In 1963, the Chancellor of (West) Germany was Konrad Adenauer.
He is noted among other achievements for signing the Élysée Treaty with the French President at the time, Charles de Gaulle. 1963 was also the year of John Fitzgerald Kennedy’s famous speech on the occasion of the 15th anniversary of the Berlin Blockade, when he uttered the famous words “Ich bin ein Berliner”.
In the automobile sector, Porsche launched a new model in September, the 911, which would catapult the manufacturer to stardom in the sports car industry.
The currency in West Germany (FRG) was the Deutsche Mark, which had replaced the Reichsmark in 1948. It was divided into 100 pfennigs.
This 1 Deutsche Mark device was designed by Josef Bernhart and in circulation from 1950 to 2001. The obverse shows the German eagle surrounded by the words Bundesrepublik Deutschland (Federal Republic of Germany) and the letter of the mint. On the reverse, we see the denomination 1 Deutsche Mark between two sets of oak leaves and the year of issue. In this case, it is 1963.
This 2 pfennigs coin was also designed by Josef Bernhart and in circulation from 1950 to 1968. The obverse shows an oak sprig surrounded by the words Bundesrepublik Deutschland and the year of issue 1963. On the reverse, we see the denomination 2 pfennigs between two rye stalks and the letter of the mint. In this case, it is G, which stands for Karlsruhe.
The coin above is a 10 pfennigs coin from the GDR (East Germany). This device was in circulation from 1960 to 1990 and was designed by Rudi Högner. The obverse shows the coat of arms of the GDR accompanied by the words Deutsche Demokratische Republik (German Democratic Republic). On the reverse, we see the denomination 10 pfennigs beneath an oak leaf and accompanied by the year of issue.
In 1963, the King of the Belgians was Baudouin, who had already occupied the throne for 12 years.
It was in that year that laws came into effect on September 1 which permanently fixed the linguistic borders within the country and the usage of the languages for administrative purposes. Flemish was the language of the North, German that of the East and French that of the South. Brussels is officially bilingual (French/Flemish) and there are a number of bordering municipalities referred to as “à facilités” (with language facilities) under Belgian law where services are offered in all three official languages.
The currency at the time, having been in use since 1832, was the Belgian franc. The coins were issued by the National Bank of Belgium.
The series of banknotes presented here was in circulation in the Sixties and Seventies. The 100 franc note featured a reproduction of the self-portrait by the 16th century artist Lambert Lombard.

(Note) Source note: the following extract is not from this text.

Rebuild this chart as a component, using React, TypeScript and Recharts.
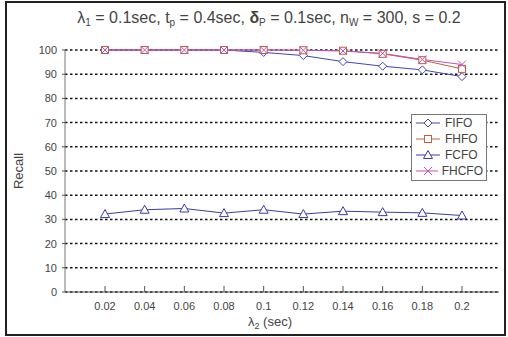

The 500 franc notes featured a portrait thought to be of the artist Bernard van Orley (also 16th century) by Albrecht Dürer. Note that the banknotes were in two languages: Flemish and French.
A little trivia for you: There are still 16 billion Belgian francs (the equivalent of € 4 billion or $ 4.5 billion) “in circulation” in Belgium. Unlike in France, where it is no longer possible, the Belgians can still exchange their francs for the equivalent sum in euros.
In 1963, following a brief parliamentarian period lasting 3 years, Brazil re-established the presidential regime by referendum on January 6.
The situation remained unstable due to the constant and simmering opposition between politicians and the military. President João Goulart could not hold on to power for long, and a coup d’état reversed the situation the following year. This was followed by a military dictatorship which would last until 1985.
The currency at the time was not the real, which has only been in use since 1994. In 1963, the currency was the cruzeiro, which was subdivided into 100 centavos.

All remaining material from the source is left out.